Just four days before his arrest, Kalina posted on Facebook: “My name is Father Neil and at Operation High Hopes Christian Outreach Academy we reach out to those who are desperate and in need. We feed the poor and the homeless, and set free those who are in bondage of addiction …[including] sexual abuse, which can range from rape to violent verbal & physical abuse by a family member or close relative… THE CHILDREN OF THE NITE are not only those who are preyed upon and robbed of their dignity and integrity … as they are used in sex trafficking.


Neil Kalina's California ministry, started after his Michigan conviction on felony charges

“I do God's work but I can't do it alone. I'm asking for your prayers and for your hearts.”

Kalina showed up at the hearing in prison garb and asked the judge to provide him a public defender. He appeared a week later with attorney Ron Kranz, who made two motions. Shepherd approved Kalina’s request to waive the probable cause conference and proceed directly to a preliminary exam July 29. But he denied a motion to release the defendant from jail pending court proceedings. He is being held on $100,000 bond.

It was a whole new legal world from the one Kalina last faced in Macomb County courtrooms in the mid-1980s. Then, Kalina was charged with five drug felony counts, including possession and distribution of cocaine and furnishing alcohol to a minor. He agreed to a plea bargain, pled guilty to reduced felony charges, and apparently served only six months’ probation. Immediately after that, he moved to California and continued his street “ministry.”

After the hearing, Kranz said that he will likely not continue as defense counsel because Kalina is now enlisting another attorney. He says Kalina wanted to be freed to make a statement in court and intends to fight the charges.

About the complainant and his family, Kranz asked: “Are they looking for a payoff?”

Rest of the sweep

In other remarkable cases brought on May 24, an 84-year-old priest in India is facing rape charges in Berrien County based on accusations by a woman dating to 1973, when she was a teenage assistant in his rectory. The woman didn’t tell church authorities for nearly 30 years – and then spent 17 more with no action taken by the church. Now 60, she will be testifying about acts that occurred when she was a teenager.

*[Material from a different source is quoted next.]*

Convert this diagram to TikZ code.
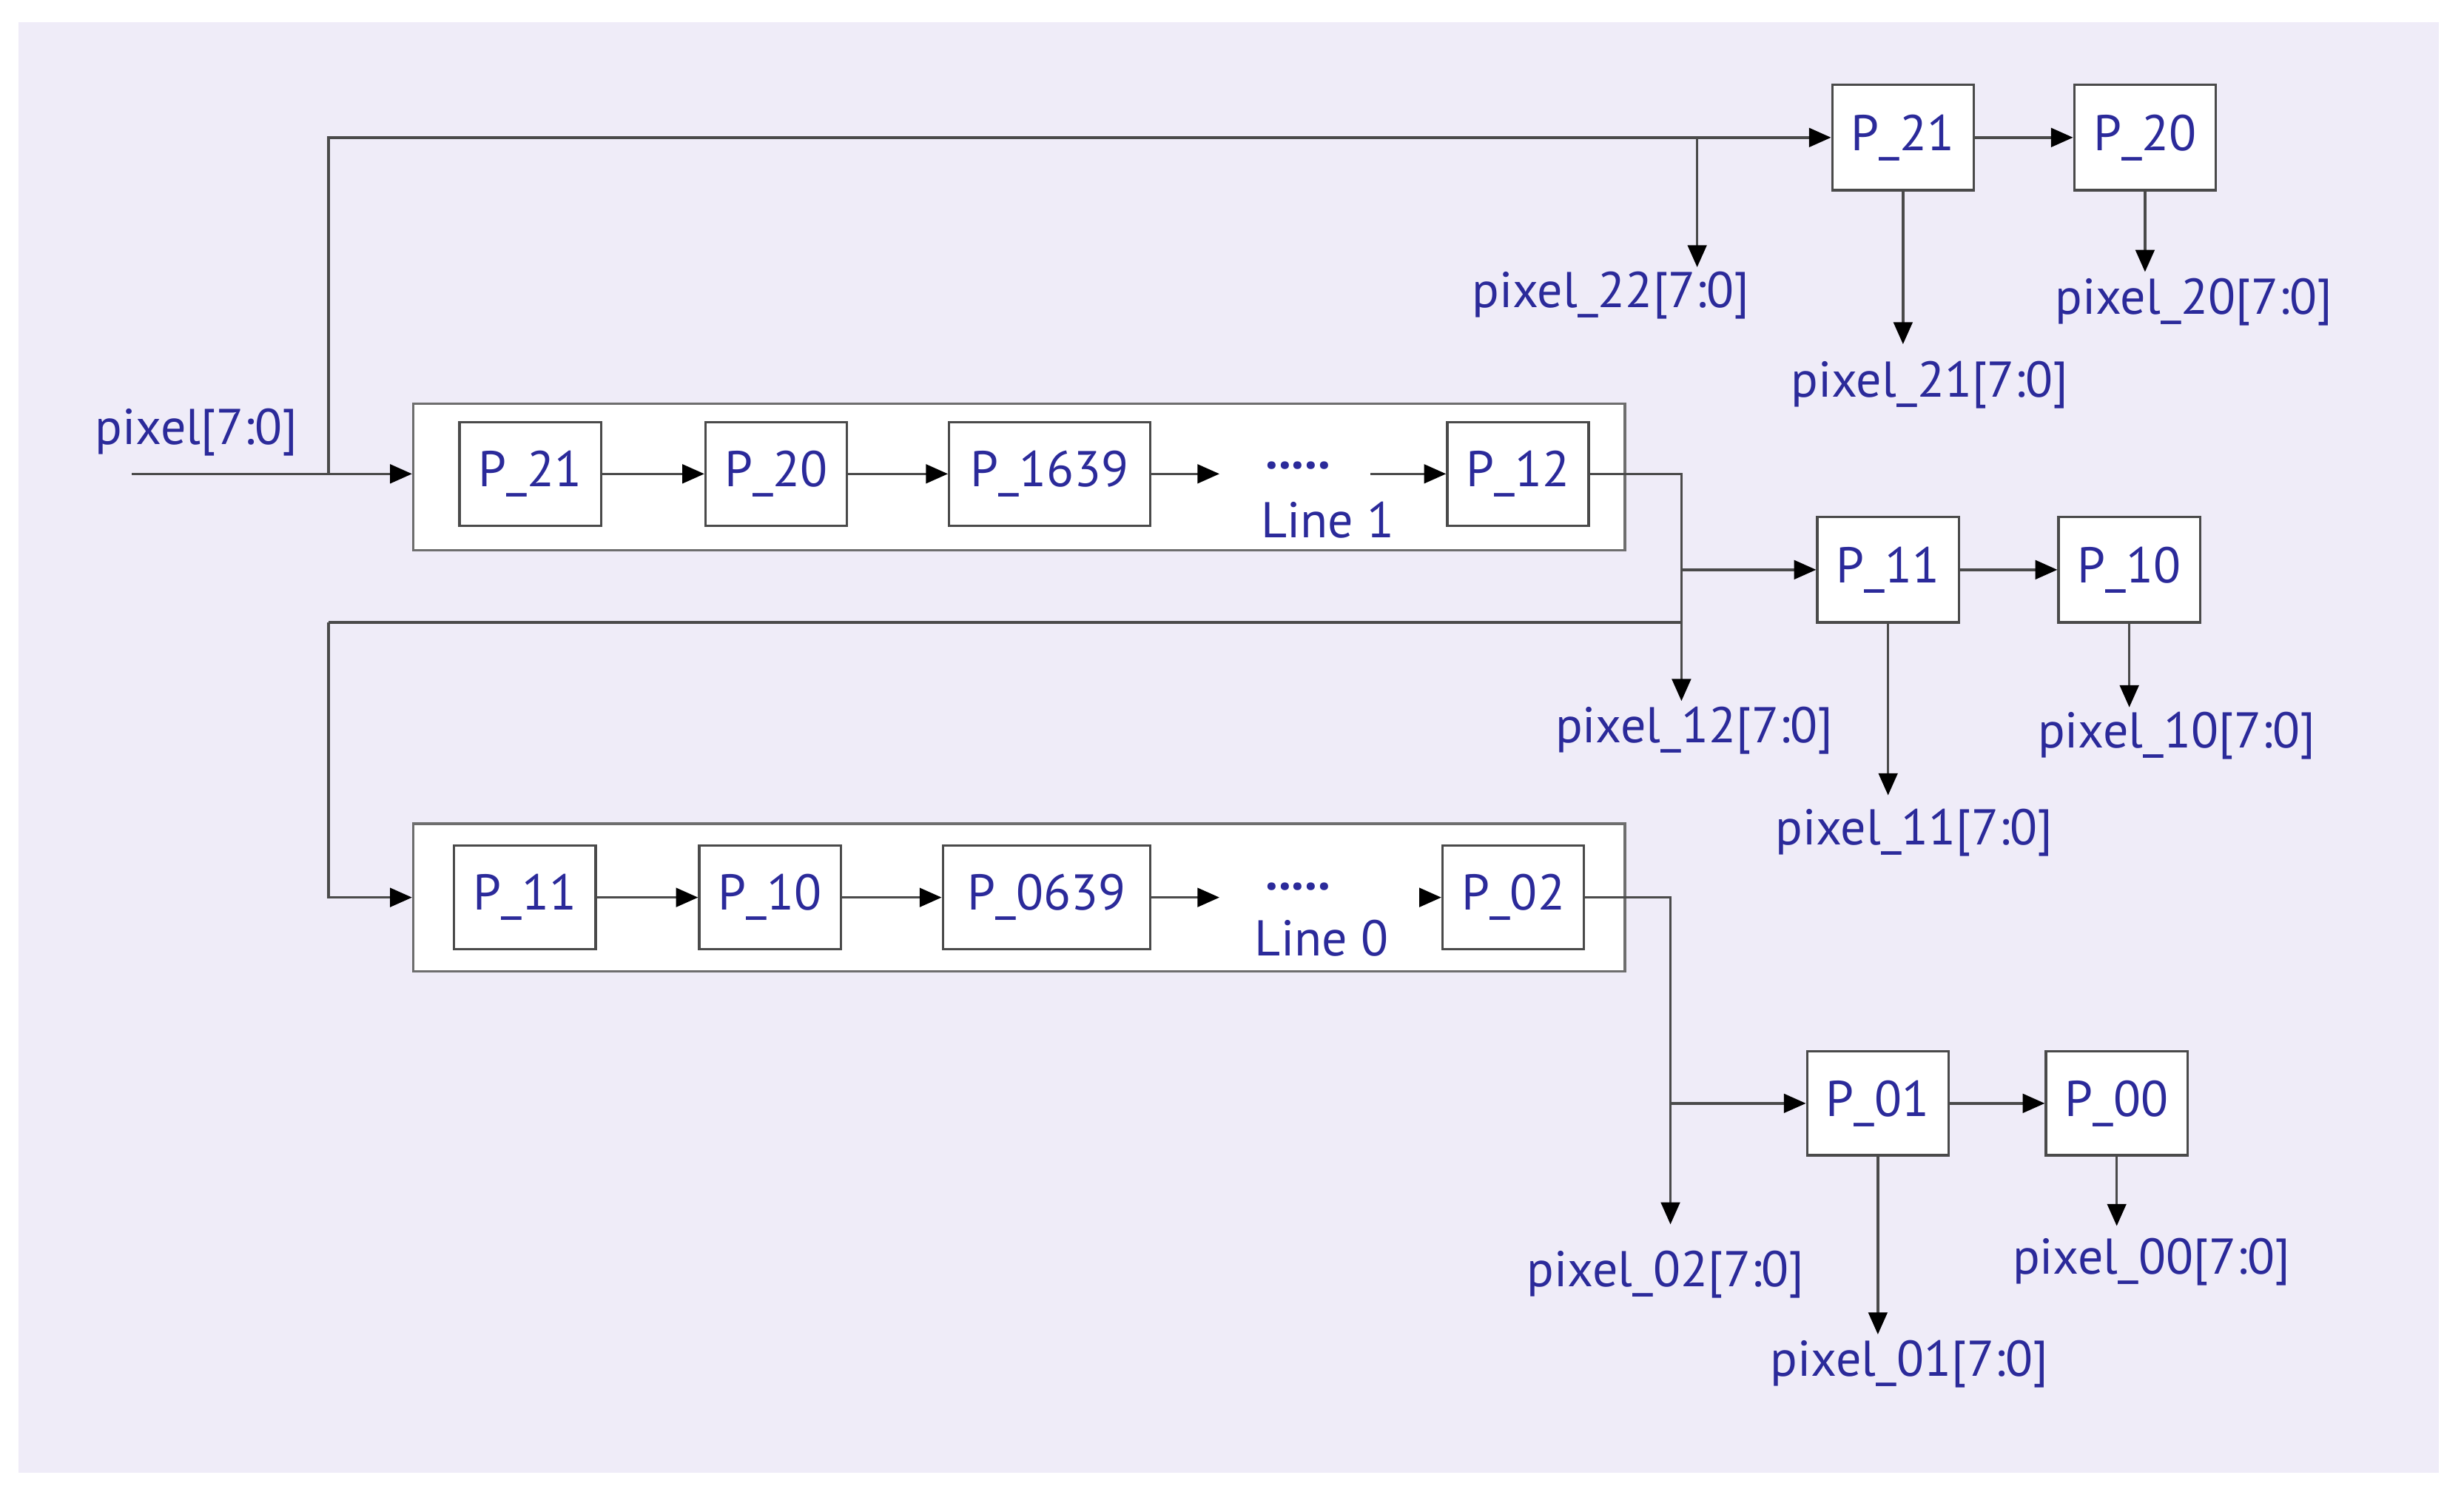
\documentclass[tikz,border=0pt]{standalone}
\usepackage{fontspec}
\setmainfont{PT Sans}
\usetikzlibrary{arrows.meta}
\definecolor{bg}{HTML}{EFECF8}
\definecolor{txt}{HTML}{2B2A9A}
\definecolor{ln}{HTML}{4A4A4A}
\begin{document}
\begin{tikzpicture}[x=1pt,y=-1pt,
  font=\fontsize{32}{34}\selectfont, text=txt,
  reg/.style={draw=ln,line width=1.6pt,fill=white,minimum width=90pt,minimum height=66pt,inner sep=0pt},
  big/.style={draw=ln!80,line width=1.6pt,fill=white},
  w/.style={draw=ln,line width=1.6pt},
  a/.style={w,-{Triangle[length=14pt,width=12pt,color=black]}},
  lab/.style={inner sep=0pt}]
\useasboundingbox (0,0) rectangle (1568,949);
\fill[white] (0,0) rectangle (1568,949);
\fill[bg] (12,14) rectangle (1552,937);
% big boxes
\node[big,minimum width=771pt,minimum height=93pt,inner sep=0pt] (B1) at (648.5,303.5) {};
\node[big,minimum width=771pt,minimum height=94pt,inner sep=0pt] (B0) at (648.5,571) {};
% line 1
\node[reg] (a21) at (337.5,301.5) {P\_21};
\node[reg] (a20) at (494,301.5) {P\_20};
\node[reg,minimum width=128pt] (a1639) at (668,301.5) {P\_1639};
\node[reg] (a12) at (966,301.5) {P\_12};
\node[lab] (d1) at (826,296) {\textbf{.....}};
\node[lab] (L1) at (845,331) {Line 1};
\coordinate (d1l) at (776,301.5); \coordinate (d1r) at (872,301.5);
\draw[a] (a21) -- (a20); \draw[a] (a20) -- (a1639);
\draw[a] (a1639.east) -- (d1l); \draw[a] (d1r) -- (a12.west);
% line 0
\node[reg] (b11) at (334,571) {P\_11};
\node[reg] (b10) at (490,571) {P\_10};
\node[reg,minimum width=132pt] (b0639) at (666,571) {P\_0639};
\node[reg] (b02) at (963,571) {P\_02};
\node[lab] (d0) at (826,564) {\textbf{.....}};
\node[lab] (L0) at (841,597) {Line 0};
\coordinate (d0l) at (776,571); \coordinate (d0r) at (904,571);
\draw[a] (b11) -- (b10); \draw[a] (b10) -- (b0639);
\draw[a] (b0639.east) -- (d0l); \draw[a] (d0r) -- (b02.west);
% input
\node[lab] (pin) at (125,275) {pixel[7:0]};
\coordinate (in) at (84,301.5);
\draw[a] (in) -- (B1.west |- in);
% top row
\node[reg,minimum height=67pt] (t21) at (1211,87.5) {P\_21};
\node[reg,minimum height=67pt] (t20) at (1365,87.5) {P\_20};
\draw[a] (209,301.5) -- (209,87.5) -- (t21.west);
\draw[a] (t21) -- (t20);
\node[lab] (p22) at (1025,188) {pixel\_22[7:0]};
\node[lab] (p21) at (1228,245) {pixel\_21[7:0]};
\node[lab] (p20) at (1396,192) {pixel\_20[7:0]};
\draw[a] (1080,87.5) -- (1080,170);
\draw[a] (t21.south) -- (1211,219);
\draw[a] (t20.south) -- (1365,173);
% middle row
\node[reg,minimum height=67pt] (m11) at (1201.5,362.5) {P\_11};
\node[reg,minimum height=67pt] (m10) at (1355,362.5) {P\_10};
\draw[a] (a12.east) -- (1070,301.5) -- (1070,446);
\draw[a] (1070,362.5) -- (m11.west);
\draw[a] (m11) -- (m10);
\draw[w] (1070,396) -- (209,396);
\draw[a] (209,396) -- (209,571) -- (B0.west);
\node[lab] (p12) at (1078,465) {pixel\_12[7:0]};
\node[lab] (p11) at (1218,530) {pixel\_11[7:0]};
\node[lab] (p10) at (1385,468) {pixel\_10[7:0]};
\draw[a] (m11.south) -- (1201.5,506);
\draw[a] (m10.south) -- (1355,450);
% bottom row
\node[reg,minimum height=66pt] (n01) at (1195,702) {P\_01};
\node[reg,minimum height=66pt] (n00) at (1347,702) {P\_00};
\draw[a] (b02.east) -- (1063,571) -- (1063,779);
\draw[a] (1063,702) -- (n01.west);
\draw[a] (n01) -- (n00);
\node[lab] (p02) at (1060,811) {pixel\_02[7:0]};
\node[lab] (p01) at (1215,868) {pixel\_01[7:0]};
\node[lab] (p00) at (1369,803) {pixel\_00[7:0]};
\draw[a] (n01.south) -- (1195,849);
\draw[a] (n00.south) -- (1347,780);
\end{tikzpicture}
\end{document}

A fourth case of long-kept silence features a 30-year-old incident involving an unnamed victim. In that matter, the statute of criminal limitations has long since expired because Lawrence Ventline never left the state, so the AG instead is seeking to remove his counseling license for various violations, including the alleged sexual assault. Ventline is 70.

In a fifth case, an 80-year-old priest is facing abuse charges dating to 1973. His accuser came forward publicly in 2002, but Vincent DeLorenzo had never been brought to trial until he was arraigned in June in Genesee County, after being brought from Florida. Reports say that as many as eight accusers have now come forward.

The youngest priest swept up in April, 55-year-old Patrick Casey, is  charged with third-degree criminal sexual conduct “using force or coercion” involving a young adult six years ago. The complaint says he engaged in oral sex during a confession in his rectory in St. Theodore in Westland with a suicidal 24-year-old who was seeking to convert to Catholicism. The man now is coming forward for the first time.

In a seventh case brought July 6, Fr. Jack Baker, 57, is facing first-degree criminal sexual conduct charges with a youth under 13. The archdiocese removed him from public ministry just two weeks before his arrest. He was ordered to wear a tether, and bond was set at $100,000.

Nessel has said of all the arrests: “This is the tip of the iceberg.” Her staff is reviewing church documents seized in October from all seven Michigan dioceses and responding to hotline tips on clerical abuse. Clearly, she intends to pursue charges no matter how old against priests anywhere.

David Clohessy, director of SNAP, the Survivors Network of Those Abused by Priests, said the arrests send a strong signal, one that “absolutely” encourages other victims to come forward.